Leyenda de milagros de amor

Foto: Yailín Alfaro

Foto: Yailín Alfaro

Más allá del sincretismo necesario en los seres humanos, de la mano de la leyenda popular, santificada por la gente y su fe, la tumba de Amelia Goyri de la Hoz, “La Milagrosa”, es la única en la Necrópolis de Colón que diariamente está cubierta de flores.

Símbolo de la maternidad, del amor a los hijos, de la pasión eterna entre dos enamorados, el nicho se encuentra ubicado a pocos metros de la capilla del camposanto y hasta allí llega todos los días una procesión de fieles, la que se multiplica exponencialmente el segundo domingo de mayo (Día de las Madres).

Pero, ¿cómo y por qué Amelia se convirtió en el consuelo y la esperanza de tantos? La historia de la Milagrosa de Cuba ha trascendido en el tiempo con su ritual y el respeto de un pueblo –creyente y no creyente- a la grandeza espiritual de la tradición.

Cuentan que Amelia nació el 29 de enero de 1877, hija de Francisco Goyri y Magdalena de la Hoz, pero junto a sus tres hermanos vivió con su tía en el Palacio de los Marqueses de Balboa ubicado en Egido número 14. Creció en este lugar, donde también se forjó el amor por un primo segundo llamado José Vicente Adot Rabell.

Separados por los prejuicios sociales y la participación de José Vicente en la guerra de 1895, la pareja consolidó su sueño de estar juntos con la boda del 25 de junio de 1900.  Tiempo después rebosaban de felicidad porque la primera semilla de su amor crecía en el vientre de Amelia. Pero todo tendría un final trágico.

Al cumplir los ocho meses de embarazo, Amelia sufre una ataque de eclampsia y a pesar de los esfuerzos del amigo obstetra y ginecólogo Eusebio Hernández,  madre e hija fallecen. Para José Vicente este fue un golpe durísimo, y así lo demostró durante cuarenta años, hasta su muerte.

El enterramiento se efectuó en la bóveda de Gaspar Betancourt y de la Peza, amigo del viudo,  y a la difunta le colocaron a su hijita entre las piernas, como era costumbre de la época. A partir de ese momento, no faltó la visita diaria del desdichado esposo, quien no imaginaba que el ritual de amor que dedicaba a su adorada perduraría por más de un siglo.

José Vicente tocaba una de las cuatro argollas de la tapa de la cripta, la que se encontraba más cerca del corazón de Amelia, para que se despertara y escuchara las cosas que él tenía que decirle.

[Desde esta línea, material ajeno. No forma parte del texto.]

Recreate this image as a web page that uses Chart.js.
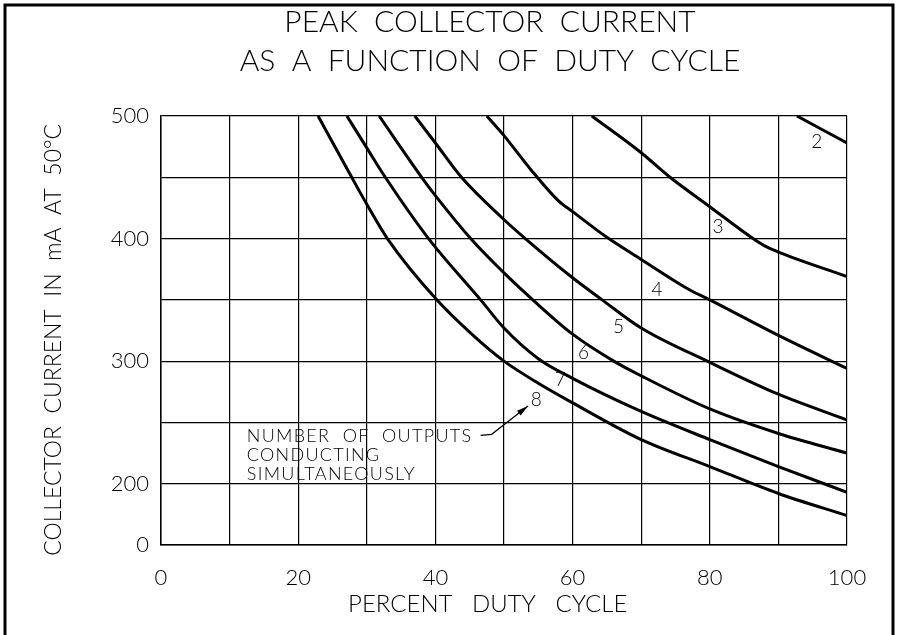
<!DOCTYPE html>
<html>
<head>
<meta charset="utf-8">
<script src="https://cdn.jsdelivr.net/npm/chart.js@4.4.1/dist/chart.umd.min.js"></script>
<style>
  html, body { margin: 0; padding: 0; background: #fff; }
  #wrap { width: 899px; height: 635px; }
</style>
</head>
<body>
<div id="wrap"><canvas id="dutyChart" width="899" height="635"></canvas></div>
<script>
// curves (x = % duty cycle, y = mA)
const dutyCycle2 = [92.7, 100];
const current2 = [500, 478];

const dutyCycle3 = [62.8, 70, 74.2, 80, 86.3, 88, 90, 100];
const current3 = [500, 470, 450, 426, 400, 394, 389, 369];

const dutyCycle4 = [47.5, 50, 53.8, 57.9, 60, 65, 70, 77.1, 80, 90, 100];
const current4 = [500, 484, 457, 431, 422, 401, 383, 358, 350, 321, 294];

const dutyCycle5 = [37, 40, 43.8, 49.7, 53.1, 60, 64.3, 70, 80, 90, 100];
const current5 = [500, 478, 450, 417, 400, 368, 350, 327, 299, 273, 252];

const dutyCycle6 = [31.8, 38, 40, 45.3, 50, 54.2, 60, 66, 70, 80, 90, 100];
const current6 = [500, 450, 435, 399, 372, 350, 322, 300, 288, 261, 241, 225];

const dutyCycle7 = [27.1, 30, 32.7, 39, 46.6, 50, 55, 60, 70, 80, 90, 100];
const current7 = [500, 474, 450, 400, 350, 327, 302, 286, 259, 236, 214, 193];

const dutyCycle8 = [22.9, 27.8, 30, 33, 40.2, 45.5, 50, 55, 60, 70, 80, 90, 100];
const current8 = [500, 450, 428, 400, 350, 321, 300, 282, 266, 236, 214, 192, 174];

const outputs = ['2', '3', '4', '5', '6', '7', '8'];
const xTickLabels = ['0', '20', '40', '60', '80', '100'];
// the bottom gridline (150 mA) is labelled "0" on the original, axis is broken
const yTickLabels = { 150: '0', 200: '200', 300: '300', 400: '400', 500: '500' };

// where the curve numbers sit, in chart units
const labelSpots = {
    '2': [95.6, 478.5], '3': [81.2, 409.7], '4': [72.3, 358], '5': [66.7, 328],
    '6': [61.6, 306.4], '7': [58.2, 284.6], '8': [54.7, 268.3]
};
const noteLines = ['NUMBER  OF  OUTPUTS', 'CONDUCTING', 'SIMULTANEOUSLY'];

const FONT = 'Lato, "DejaVu Sans", sans-serif';

const curves = [
    [dutyCycle2, current2], [dutyCycle3, current3], [dutyCycle4, current4],
    [dutyCycle5, current5], [dutyCycle6, current6], [dutyCycle7, current7],
    [dutyCycle8, current8]
];

const datasets = curves.map(([xs, ys], i) => ({
    label: outputs[i],
    data: xs.map((x, j) => ({ x: x, y: ys[j] })),
    borderColor: '#000',
    borderWidth: 3,
    pointRadius: 0,
    fill: false,
    cubicInterpolationMode: 'monotone'
}));

// curve numbers, the note and its arrow
const annotations = {
    id: 'annotations',
    afterDatasetsDraw(chart) {
        const { ctx, scales: { x, y } } = chart;
        ctx.save();
        ctx.fillStyle = '#000';
        ctx.font = '300 19px ' + FONT;
        ctx.textAlign = 'center';
        ctx.textBaseline = 'middle';
        outputs.forEach(n => {
            const [vx, vy] = labelSpots[n];
            ctx.fillText(n, x.getPixelForValue(vx), y.getPixelForValue(vy));
        });

        ctx.textAlign = 'left';
        ctx.font = '300 18px ' + FONT;
        ctx.letterSpacing = '1.3px';
        noteLines.forEach((line, i) => {
            ctx.fillText(line, x.getPixelForValue(12.5), y.getPixelForValue(238.6 - i * 15.5));
        });

        const p0 = [x.getPixelForValue(46.6), y.getPixelForValue(239.4)];
        const p1 = [x.getPixelForValue(48.2), y.getPixelForValue(240.3)];
        const tip = [x.getPixelForValue(53.5), y.getPixelForValue(263.4)];
        ctx.strokeStyle = '#000';
        ctx.lineWidth = 1.2;
        ctx.beginPath();
        ctx.moveTo(p0[0], p0[1]);
        ctx.lineTo(p1[0], p1[1]);
        ctx.lineTo(tip[0], tip[1]);
        ctx.stroke();
        const ang = Math.atan2(tip[1] - p1[1], tip[0] - p1[0]);
        ctx.beginPath();
        ctx.moveTo(tip[0], tip[1]);
        ctx.lineTo(tip[0] - 12 * Math.cos(ang - 0.25), tip[1] - 12 * Math.sin(ang - 0.25));
        ctx.lineTo(tip[0] - 12 * Math.cos(ang + 0.25), tip[1] - 12 * Math.sin(ang + 0.25));
        ctx.closePath();
        ctx.fill();
        ctx.restore();
    }
};

// white page and the drawing frame
const sheet = {
    id: 'sheet',
    beforeDraw(chart) {
        const ctx = chart.ctx;
        ctx.save();
        ctx.fillStyle = '#fff';
        ctx.fillRect(0, 0, chart.width, chart.height);
        ctx.restore();
    },
    afterDraw(chart) {
        const ctx = chart.ctx;
        ctx.save();
        ctx.strokeStyle = '#000';
        ctx.lineWidth = 3;
        ctx.beginPath();
        ctx.moveTo(5, chart.height + 5);
        ctx.lineTo(5, 5);
        ctx.lineTo(chart.width - 6, 5);
        ctx.lineTo(chart.width - 6, chart.height + 5);
        ctx.stroke();
        ctx.restore();
    }
};

new Chart(document.getElementById('dutyChart'), {
    type: 'line',
    data: { datasets: datasets },
    plugins: [sheet, annotations],
    options: {
        responsive: false,
        animation: false,
        layout: { padding: { left: 81, right: 0, top: 0, bottom: 0 } },
        plugins: {
            legend: { display: false },
            tooltip: { enabled: false },
            title: {
                display: true,
                text: ['PEAK  COLLECTOR  CURRENT', 'AS  A  FUNCTION  OF  DUTY  CYCLE'],
                color: '#000',
                font: { family: FONT, size: 30, weight: '300', lineHeight: 1.3 },
                padding: { top: 3, bottom: 35 }
            }
        },
        scales: {
            x: {
                type: 'linear',
                min: 0,
                max: 100,
                border: { color: '#000', width: 1.5 },
                grid: { color: '#000', lineWidth: 1.2, drawTicks: false },
                ticks: {
                    stepSize: 10,
                    padding: 20,
                    color: '#000',
                    font: { family: FONT, size: 22, weight: '300' },
                    maxRotation: 0,
                    callback: v => xTickLabels.includes(String(v)) ? String(v) : ''
                },
                title: {
                    display: true,
                    text: 'PERCENT   DUTY   CYCLE     ',
                    color: '#000',
                    font: { family: FONT, size: 24, weight: '300', lineHeight: 1.2 },
                    padding: { top: 0, bottom: 16 }
                },
                afterFit: s => { s.height = 90; }
            },
            y: {
                type: 'linear',
                min: 150,
                max: 500,
                border: { color: '#000', width: 1.5 },
                grid: { color: '#000', lineWidth: 1.2, drawTicks: false },
                ticks: {
                    stepSize: 50,
                    padding: 12,
                    color: '#000',
                    font: { family: FONT, size: 22, weight: '300' },
                    callback: v => yTickLabels[v] || ''
                },
                title: {
                    display: true,
                    text: 'COLLECTOR  CURRENT  IN  mA  AT  50°C   ',
                    color: '#000',
                    font: { family: FONT, size: 23, weight: '300', lineHeight: 1.2 },
                    padding: { top: -41, bottom: 0 }
                },
                afterFit: s => { s.width = 80; }
            },
            yRight: {
                type: 'linear',
                position: 'right',
                display: true,
                grid: { display: false, drawTicks: false },
                border: { display: false },
                ticks: { display: false },
                afterFit: s => { s.width = 52; }
            }
        }
    }
});
</script>
</body>
</html>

Posteriormente, el afamado escultor José Vilalta Saavedra regaló al sufriente una obra en mármol blanco que recreaba la imagen de Amelia cargando un niño en su brazo izquierdo y esta se colocó encima del osario.

Frente al conjunto escultórico, José Vicente sumó otras acciones al ritual diario, después de conversar con su amada, se quitaba el sombrero y lo colocaba en su pecho, daba la vuelta por detrás de la escultura y se retiraba sin darle la espalda. ¡A una dama no se le da la espalda y menos a mi amada Amelia!, así trascendieron sus palabras.

De esta forma, creció el clamor popular sobre tan ferviente amor, se le otorgaron poderes sobrenaturales, y resultaron vanos todos los esfuerzos que realizó José Vicente por mantener a Amelia solo para él. Un hecho habría de lanzar esta historia de amor al reino de lo real-maravilloso. Cuando en 1914 se abrió la sepultura y José Vicente quiso ver a su amada por última vez, dicen que ella estaba intacta y que llevaba la criatura en su brazo izquierdo,  como la había imaginado el escultor Vilalta al moldear la escultura.

La tumba de La Milagrosa sigue llena de flores a más de cien años de la muerte de Amelia Goyri de la Hoz. El encanto de esta fe radica en que no se rige por ninguna institución, ni política, ni religiosa, o sea, es el producto de la creencia de la gente, nació sobre un camino de flores, golpes de argollas, rezos y plegarias, y una retirada sin dar la espalda a la imagen amada.